Data block:
* Start *
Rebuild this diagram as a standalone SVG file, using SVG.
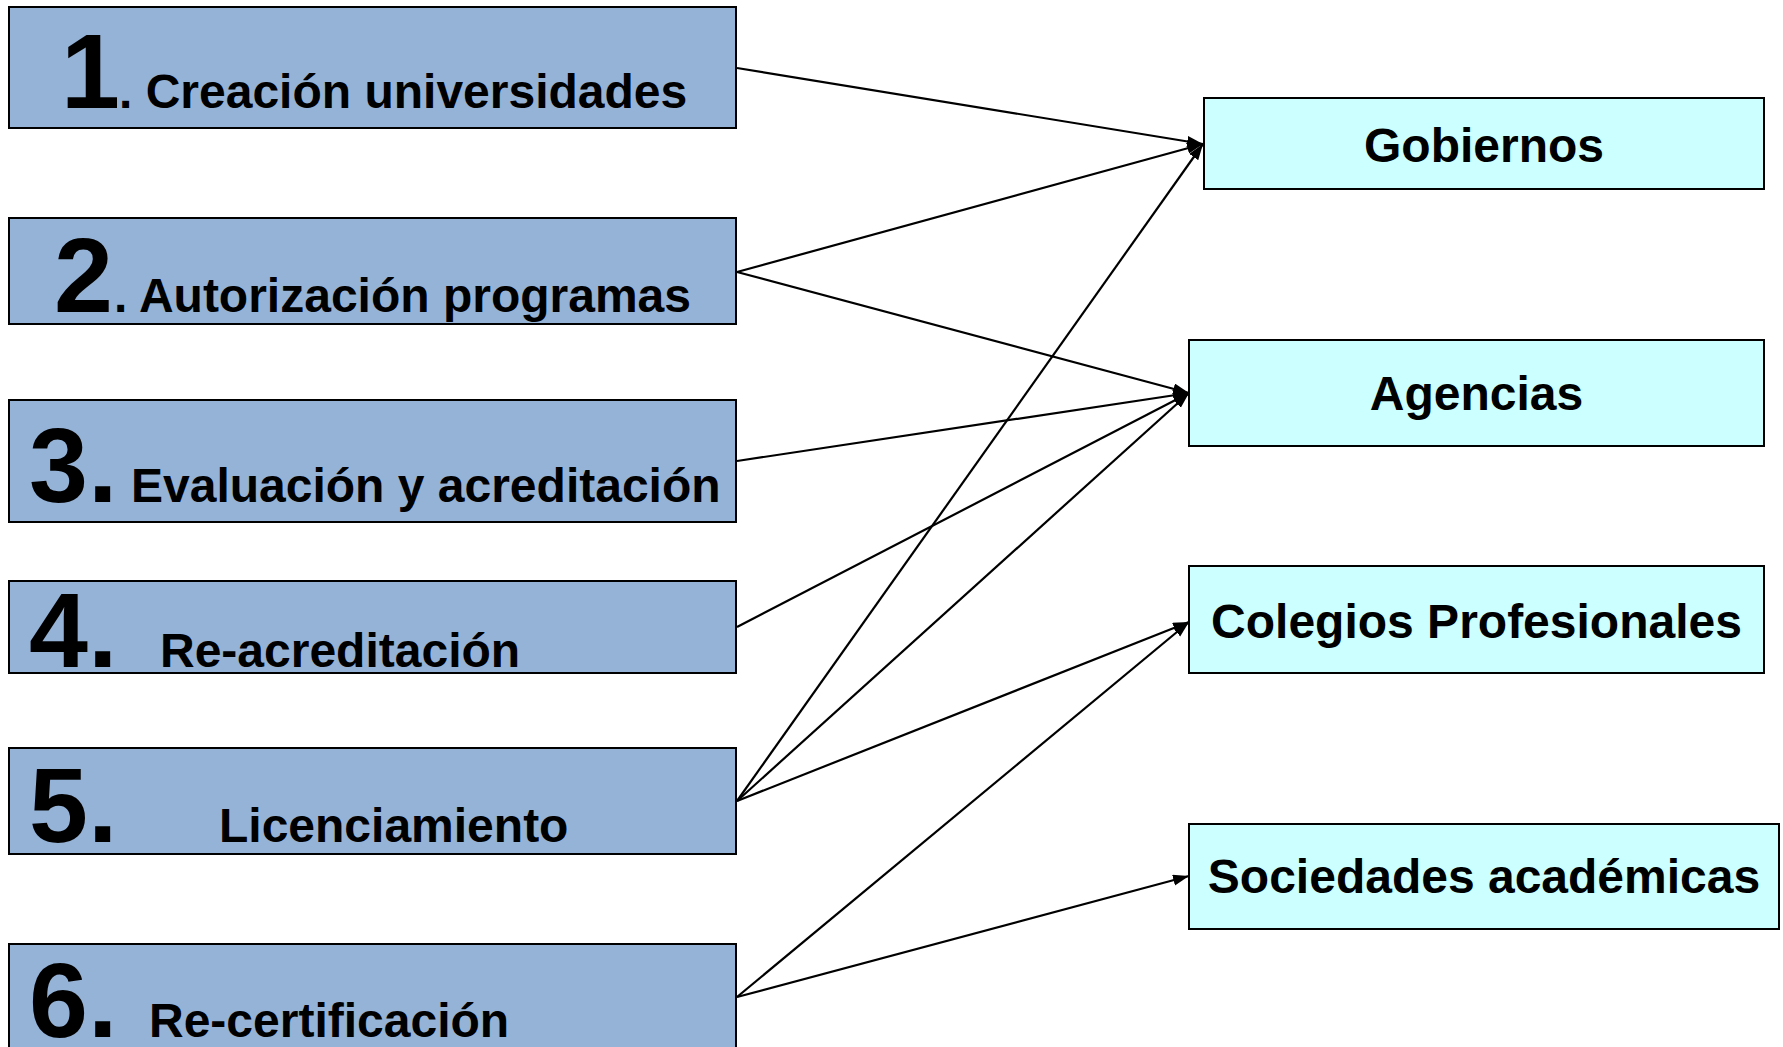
<svg xmlns="http://www.w3.org/2000/svg" width="1783" height="1047" viewBox="0 0 1783 1047">
<style>
.src{fill:#95B3D7;stroke:#000;stroke-width:2}
.dst{fill:#CCFFFF;stroke:#000;stroke-width:2}
.num{font-family:"Liberation Sans",Arial,sans-serif;font-weight:bold;font-size:106px;fill:#000}
.lbl{font-family:"Liberation Sans",Arial,sans-serif;font-weight:bold;font-size:48px;fill:#000}
.dl{font-family:"Liberation Sans",Arial,sans-serif;font-weight:bold;font-size:48px;fill:#000;text-anchor:middle}
.c{stroke:#000;stroke-width:2.2;fill:none;marker-end:url(#ah)}
</style>
<defs>
<marker id="ah" markerUnits="userSpaceOnUse" markerWidth="18" markerHeight="14" refX="16" refY="5.5" orient="auto">
<path d="M0,0 L16,5.5 L0,11 z" fill="#000"/>
</marker>
</defs>
<rect width="1783" height="1047" fill="#fff"/>
<g id="n1"><rect class="src" x="9" y="7" width="727" height="121"/><text class="num" x="61" y="108">1</text><text class="lbl" x="119" y="108">. Creación universidades</text></g>
<g id="n2"><rect class="src" x="9" y="218" width="727" height="106"/><text class="num" x="54" y="312">2</text><text class="lbl" x="114" y="312">. Autorización programas</text></g>
<g id="n3"><rect class="src" x="9" y="400" width="727" height="122"/><text class="num" x="29" y="502">3.</text><text class="lbl" x="131" y="502">Evaluación y acreditación</text></g>
<g id="n4"><rect class="src" x="9" y="581" width="727" height="92"/><text class="num" x="29" y="667">4.</text><text class="lbl" x="160" y="667">Re-acreditación</text></g>
<g id="n5"><rect class="src" x="9" y="748" width="727" height="106"/><text class="num" x="29" y="842">5.</text><text class="lbl" x="219" y="842">Licenciamiento</text></g>
<g id="n6"><rect class="src" x="9" y="944" width="727" height="120"/><text class="num" x="29" y="1037">6.</text><text class="lbl" x="149" y="1037">Re-certificación</text></g>
<g id="gob"><rect class="dst" x="1204" y="98" width="560" height="91"/><text class="dl" x="1484" y="162">Gobiernos</text></g>
<g id="age"><rect class="dst" x="1189" y="340" width="575" height="106"/><text class="dl" x="1476.5" y="410">Agencias</text></g>
<g id="col"><rect class="dst" x="1189" y="566" width="575" height="107"/><text class="dl" x="1476.5" y="638">Colegios Profesionales</text></g>
<g id="soc"><rect class="dst" x="1189" y="824" width="590" height="105"/><text class="dl" x="1484" y="893">Sociedades académicas</text></g>
<g id="connectors">
<line class="c" x1="737" y1="68" x2="1203" y2="144"/>
<line class="c" x1="737" y1="272" x2="1203" y2="144"/>
<line class="c" x1="737" y1="272" x2="1189" y2="393"/>
<line class="c" x1="737" y1="461" x2="1189" y2="393"/>
<line class="c" x1="737" y1="627" x2="1189" y2="393"/>
<line class="c" x1="737" y1="801" x2="1203" y2="144"/>
<line class="c" x1="737" y1="801" x2="1189" y2="393"/>
<line class="c" x1="737" y1="801" x2="1189" y2="622"/>
<line class="c" x1="737" y1="997" x2="1189" y2="622"/>
<line class="c" x1="737" y1="997" x2="1189" y2="876"/>
</g>
</svg>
* End *
Task instructions: Write out the listing above exactly as it stands, pictures excluded.

Correct output:
Rebuild this diagram as a standalone SVG file, using SVG.
<svg xmlns="http://www.w3.org/2000/svg" width="1783" height="1047" viewBox="0 0 1783 1047">
<style>
.src{fill:#95B3D7;stroke:#000;stroke-width:2}
.dst{fill:#CCFFFF;stroke:#000;stroke-width:2}
.num{font-family:"Liberation Sans",Arial,sans-serif;font-weight:bold;font-size:106px;fill:#000}
.lbl{font-family:"Liberation Sans",Arial,sans-serif;font-weight:bold;font-size:48px;fill:#000}
.dl{font-family:"Liberation Sans",Arial,sans-serif;font-weight:bold;font-size:48px;fill:#000;text-anchor:middle}
.c{stroke:#000;stroke-width:2.2;fill:none;marker-end:url(#ah)}
</style>
<defs>
<marker id="ah" markerUnits="userSpaceOnUse" markerWidth="18" markerHeight="14" refX="16" refY="5.5" orient="auto">
<path d="M0,0 L16,5.5 L0,11 z" fill="#000"/>
</marker>
</defs>
<rect width="1783" height="1047" fill="#fff"/>
<g id="n1"><rect class="src" x="9" y="7" width="727" height="121"/><text class="num" x="61" y="108">1</text><text class="lbl" x="119" y="108">. Creación universidades</text></g>
<g id="n2"><rect class="src" x="9" y="218" width="727" height="106"/><text class="num" x="54" y="312">2</text><text class="lbl" x="114" y="312">. Autorización programas</text></g>
<g id="n3"><rect class="src" x="9" y="400" width="727" height="122"/><text class="num" x="29" y="502">3.</text><text class="lbl" x="131" y="502">Evaluación y acreditación</text></g>
<g id="n4"><rect class="src" x="9" y="581" width="727" height="92"/><text class="num" x="29" y="667">4.</text><text class="lbl" x="160" y="667">Re-acreditación</text></g>
<g id="n5"><rect class="src" x="9" y="748" width="727" height="106"/><text class="num" x="29" y="842">5.</text><text class="lbl" x="219" y="842">Licenciamiento</text></g>
<g id="n6"><rect class="src" x="9" y="944" width="727" height="120"/><text class="num" x="29" y="1037">6.</text><text class="lbl" x="149" y="1037">Re-certificación</text></g>
<g id="gob"><rect class="dst" x="1204" y="98" width="560" height="91"/><text class="dl" x="1484" y="162">Gobiernos</text></g>
<g id="age"><rect class="dst" x="1189" y="340" width="575" height="106"/><text class="dl" x="1476.5" y="410">Agencias</text></g>
<g id="col"><rect class="dst" x="1189" y="566" width="575" height="107"/><text class="dl" x="1476.5" y="638">Colegios Profesionales</text></g>
<g id="soc"><rect class="dst" x="1189" y="824" width="590" height="105"/><text class="dl" x="1484" y="893">Sociedades académicas</text></g>
<g id="connectors">
<line class="c" x1="737" y1="68" x2="1203" y2="144"/>
<line class="c" x1="737" y1="272" x2="1203" y2="144"/>
<line class="c" x1="737" y1="272" x2="1189" y2="393"/>
<line class="c" x1="737" y1="461" x2="1189" y2="393"/>
<line class="c" x1="737" y1="627" x2="1189" y2="393"/>
<line class="c" x1="737" y1="801" x2="1203" y2="144"/>
<line class="c" x1="737" y1="801" x2="1189" y2="393"/>
<line class="c" x1="737" y1="801" x2="1189" y2="622"/>
<line class="c" x1="737" y1="997" x2="1189" y2="622"/>
<line class="c" x1="737" y1="997" x2="1189" y2="876"/>
</g>
</svg>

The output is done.